If a port references a distfile URL or version that no longer exists upstream, or fails against a dependency’s newer version in a way a ports-tree update would fix, refresh the tree itself:

portsnap fetch update
# or, if using the Git-based tree:
cd /usr/ports && git pull

Step 5: check for a mismatched dependency built via a different method

Recall that ports and pkg share the same underlying package database — a common failure mode is a dependency installed via pkg with default OPTIONS, while the port you’re building expects that same dependency built with a different set of options enabled. pkg info -A lists which packages were installed as automatic dependencies versus explicit requests, useful for spotting one that might need rebuilding from source with different options:

pkg info -A
make config-recursive
make install clean

make config-recursive walks the entire dependency tree and lets you review/set build options for every port in the chain, not just the top-level one — often the fix when a specific compile-time option is what a build is actually failing on.
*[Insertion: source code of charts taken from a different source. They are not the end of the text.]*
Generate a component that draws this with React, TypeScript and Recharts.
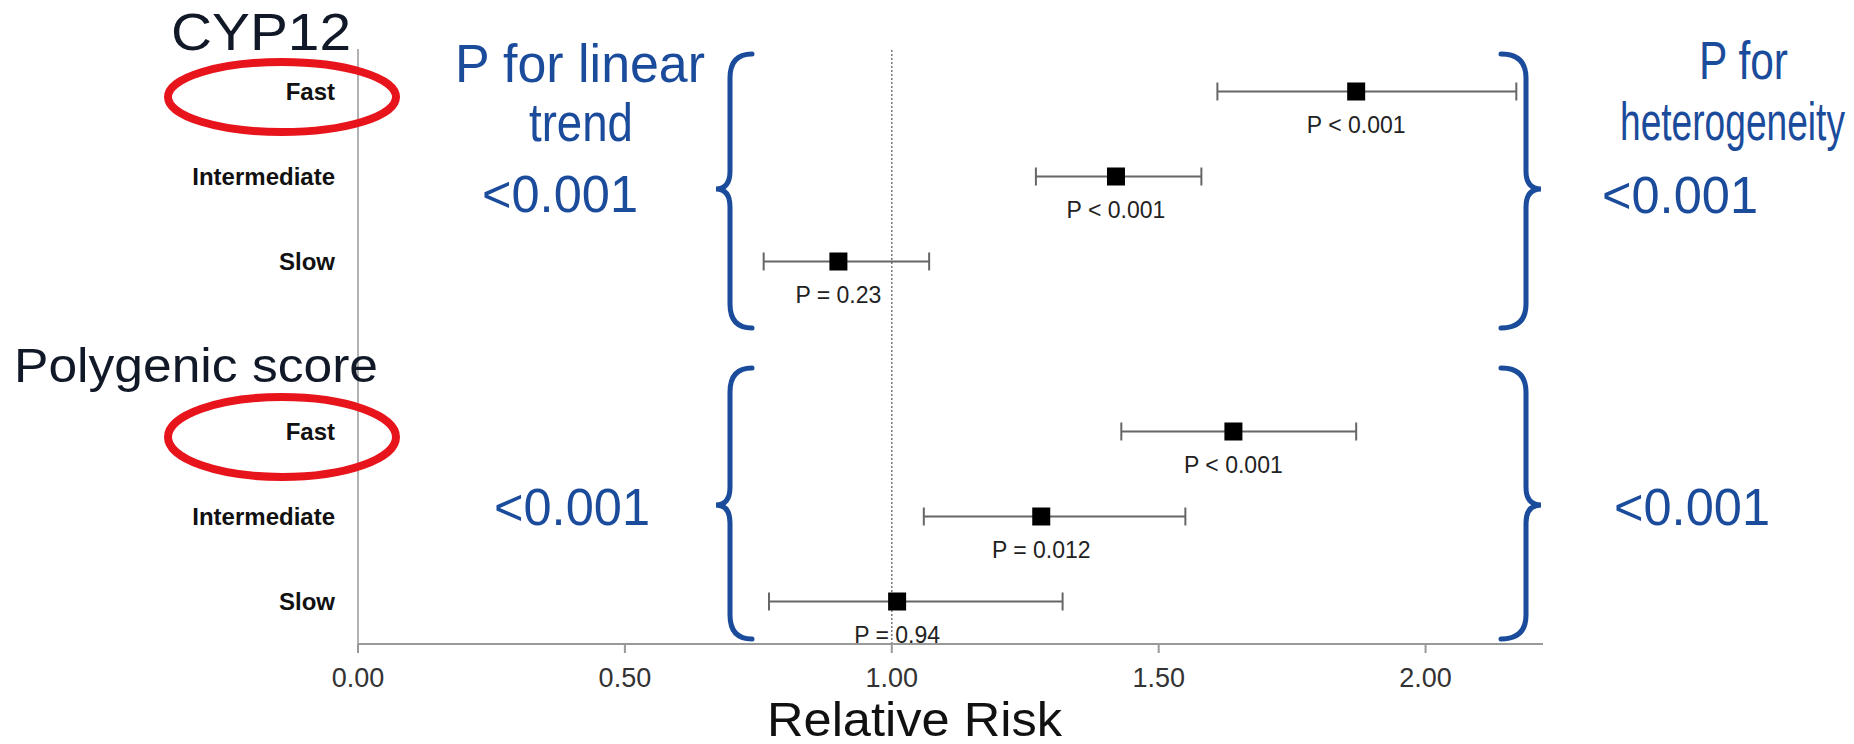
import React from 'react';
import { ScatterChart, Scatter, XAxis, YAxis, ErrorBar, ReferenceLine } from 'recharts';

// ---- data ----
const levels = ['Fast', 'Intermediate', 'Slow'];
const groupNames = ['CYP12', 'Polygenic score'];
const cypRR = [1.87, 1.42, 0.9];
const cypLo = [1.61, 1.27, 0.76];
const cypHi = [2.17, 1.58, 1.07];
const cypP = ['P < 0.001', 'P < 0.001', 'P = 0.23'];
const polyRR = [1.64, 1.28, 1.01];
const polyLo = [1.43, 1.06, 0.77];
const polyHi = [1.87, 1.55, 1.32];
const polyP = ['P < 0.001', 'P = 0.012', 'P = 0.94'];
const cypRows = [7, 6, 5];
const polyRows = [3, 2, 1];
const xTicks = [0, 0.5, 1, 1.5, 2];
const trendP = ['<0.001', '<0.001'];
const hetP = ['<0.001', '<0.001'];

const build = (rr: number[], lo: number[], hi: number[], p: string[], rows: number[]) =>
  rr.map((v, i) => ({ x: v, y: rows[i], err: [v - lo[i], hi[i] - v], p: p[i], label: levels[i] }));

const data = [...build(cypRR, cypLo, cypHi, cypP, cypRows), ...build(polyRR, polyLo, polyHi, polyP, polyRows)];
const yLabelMap: Record<number, string> = {};
data.forEach((d) => { yLabelMap[d.y] = d.label; });

const FONT = 'Liberation Sans, Arial, sans-serif';
const BLUE = '#1b4b9b';
const RED = '#e8141c';

const SquareShape = (props: any) => {
  const { cx, cy, payload } = props;
  return (
    <g>
      <rect x={cx - 9} y={cy - 9} width={18} height={18} fill="#000" />
      <text x={cx} y={cy + 41} textAnchor="middle" fontSize={23} fill="#222" fontFamily={FONT}>
        {payload.p}
      </text>
    </g>
  );
};

const leftBrace = (x: number, top: number, mid: number, bot: number) => {
  const spine = x + 14;
  const tip = x + 36;
  return `M ${tip} ${top} Q ${spine} ${top} ${spine} ${top + 24} L ${spine} ${mid - 18} Q ${spine} ${mid} ${x} ${mid} Q ${spine} ${mid} ${spine} ${mid + 18} L ${spine} ${bot - 24} Q ${spine} ${bot} ${tip} ${bot}`;
};
const rightBrace = (x: number, top: number, mid: number, bot: number) => {
  const spine = x - 15;
  const tip = x - 40;
  return `M ${tip} ${top} Q ${spine} ${top} ${spine} ${top + 24} L ${spine} ${mid - 18} Q ${spine} ${mid} ${x} ${mid} Q ${spine} ${mid} ${spine} ${mid + 18} L ${spine} ${bot - 24} Q ${spine} ${bot} ${tip} ${bot}`;
};

export default function App() {
  return (
    <div style={{ position: 'absolute', left: 0, top: 0, width: 1854, height: 744, background: '#fff' }}>
      <ScatterChart width={1854} height={744} margin={{ top: 49, right: 311, bottom: 40, left: 0 }}>
        <XAxis
          type="number"
          dataKey="x"
          domain={[0, 2.22]}
          ticks={xTicks}
          tickFormatter={(v: number) => v.toFixed(2)}
          tick={{ fontSize: 27, fill: '#333', fontFamily: FONT }}
          tickSize={9}
          tickMargin={15}
          stroke="#999"
          strokeWidth={2}
          height={60}
          allowDataOverflow
        />
        <YAxis
          type="number"
          dataKey="y"
          domain={[0.5, 7.5]}
          ticks={[1, 2, 3, 5, 6, 7]}
          tickFormatter={(v: number) => yLabelMap[v] || ''}
          tick={{ fontSize: 24, fill: '#111', fontWeight: 'bold', fontFamily: FONT }}
          tickLine={false}
          tickSize={0}
          tickMargin={23}
          stroke="#999"
          strokeWidth={1.5}
          width={358}
          allowDataOverflow
        />
        <ReferenceLine x={1} stroke="#777" strokeDasharray="2 2" strokeWidth={1.5} />
        <Scatter data={data} shape={SquareShape} isAnimationActive={false}>
          <ErrorBar dataKey="err" direction="x" width={9} stroke="#666" strokeWidth={2} />
        </Scatter>
      </ScatterChart>
      <svg width={1854} height={744} style={{ position: 'absolute', left: 0, top: 0, pointerEvents: 'none' }}>
        <g fontFamily={FONT}>
          <text x={351} y={50} textAnchor="end" fontSize={52} fill="#111827" textLength={180} lengthAdjust="spacingAndGlyphs">{groupNames[0]}</text>
          <text x={14} y={382} fontSize={48} fill="#111827" textLength={364} lengthAdjust="spacingAndGlyphs">{groupNames[1]}</text>
          <text x={767} y={736} fontSize={48} fill="#111" textLength={295} lengthAdjust="spacingAndGlyphs">Relative Risk</text>

          <text x={455} y={82} fontSize={53} fill={BLUE} textLength={250} lengthAdjust="spacingAndGlyphs">P for linear</text>
          <text x={581} y={141} textAnchor="middle" fontSize={53} fill={BLUE} textLength={104} lengthAdjust="spacingAndGlyphs">trend</text>
          <text x={560} y={212} textAnchor="middle" fontSize={52} fill={BLUE} textLength={156} lengthAdjust="spacingAndGlyphs">{trendP[0]}</text>
          <text x={572} y={525} textAnchor="middle" fontSize={52} fill={BLUE} textLength={156} lengthAdjust="spacingAndGlyphs">{trendP[1]}</text>

          <text x={1699} y={79} fontSize={54} fill={BLUE} textLength={89} lengthAdjust="spacingAndGlyphs">P for</text>
          <text x={1620} y={140} fontSize={54} fill={BLUE} textLength={225} lengthAdjust="spacingAndGlyphs">heterogeneity</text>
          <text x={1680} y={213} textAnchor="middle" fontSize={52} fill={BLUE} textLength={156} lengthAdjust="spacingAndGlyphs">{hetP[0]}</text>
          <text x={1692} y={525} textAnchor="middle" fontSize={52} fill={BLUE} textLength={156} lengthAdjust="spacingAndGlyphs">{hetP[1]}</text>

          <path d={leftBrace(716, 54, 189, 328)} fill="none" stroke={BLUE} strokeWidth={5} strokeLinecap="round" />
          <path d={leftBrace(716, 368, 505, 639)} fill="none" stroke={BLUE} strokeWidth={5} strokeLinecap="round" />
          <path d={rightBrace(1541, 54, 189, 328)} fill="none" stroke={BLUE} strokeWidth={5} strokeLinecap="round" />
          <path d={rightBrace(1541, 368, 505, 639)} fill="none" stroke={BLUE} strokeWidth={5} strokeLinecap="round" />

          <ellipse cx={282} cy={97} rx={114} ry={35} fill="none" stroke={RED} strokeWidth={8} />
          <ellipse cx={282} cy={437} rx={114} ry={40} fill="none" stroke={RED} strokeWidth={8} />
        </g>
      </svg>
    </div>
  );
}
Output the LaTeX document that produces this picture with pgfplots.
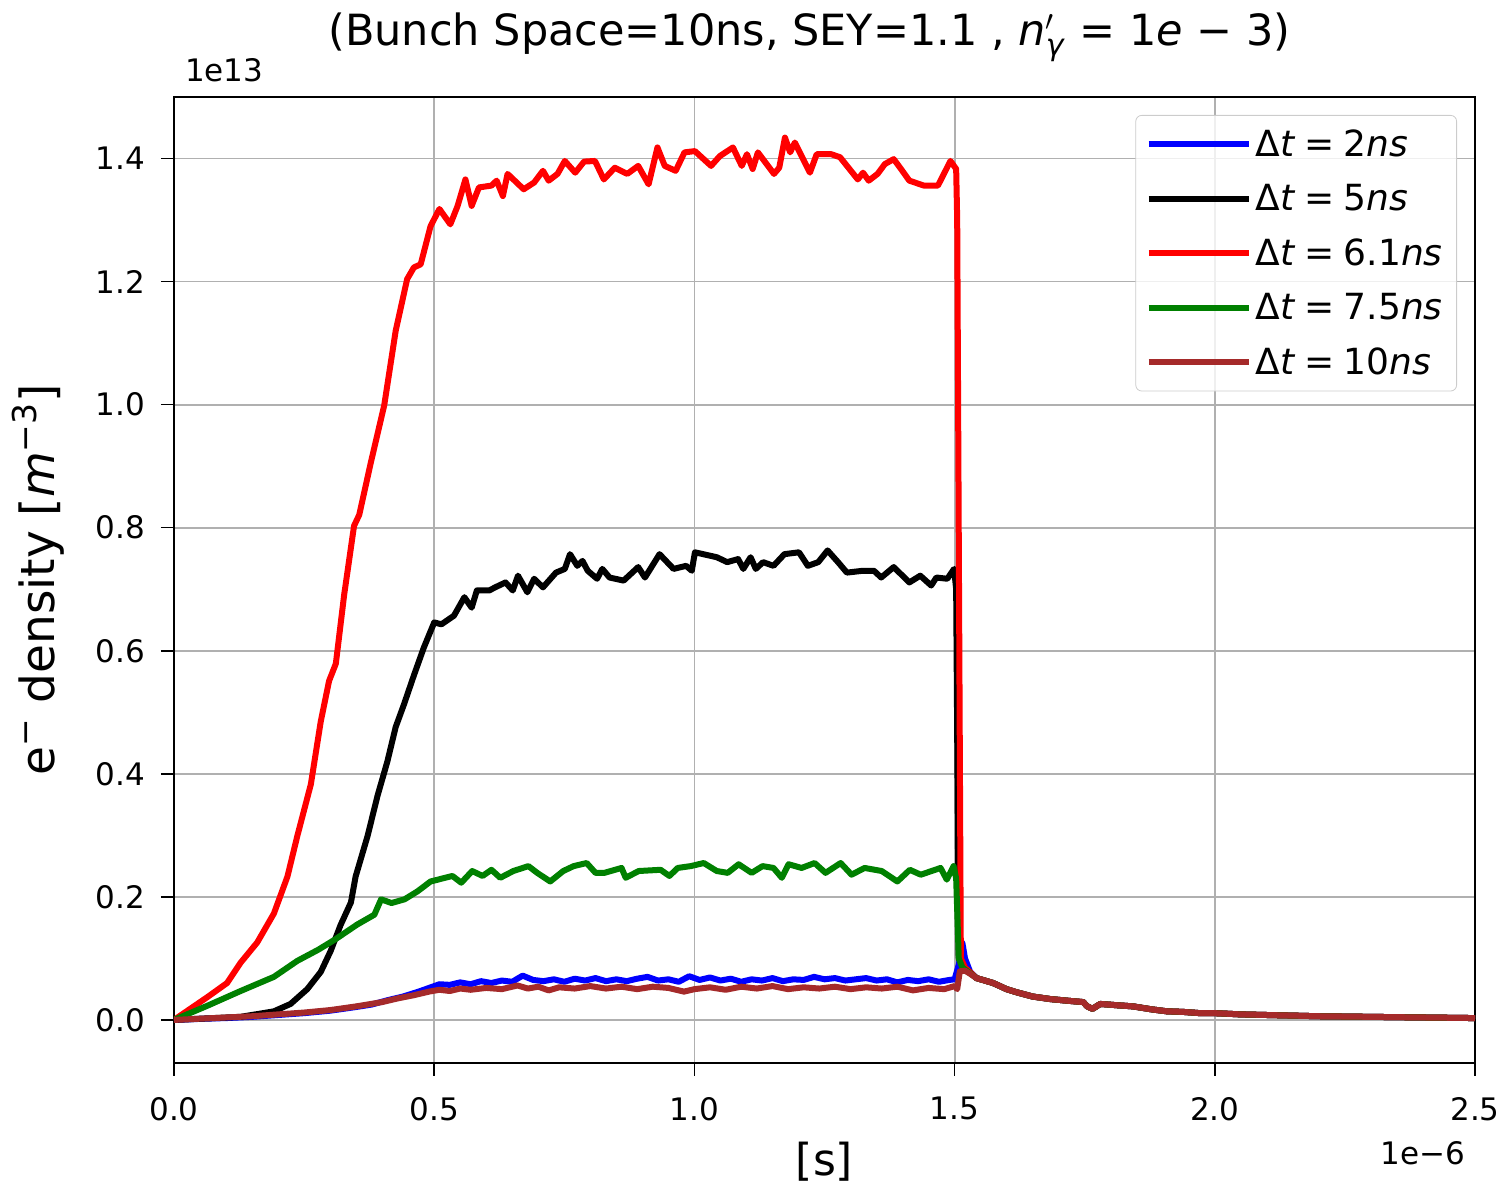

Step 6: distfile corruption

If a fetch succeeded but the resulting file is corrupted or incomplete (an interrupted download, a mirror serving a stale copy), clear the cached distfile and let the port re-fetch it:

rm /usr/ports/distfiles/nginx-*.tar.gz
make fetch

A sane order of operations

Working through these in order — refresh the catalog, verify installed-package consistency, read the actual build log’s first error, refresh the ports tree, check for options mismatches, and finally check distfile integrity — resolves the overwhelming majority of “pkg/ports just doesn’t work” situations without needing to guess or reinstall the whole system.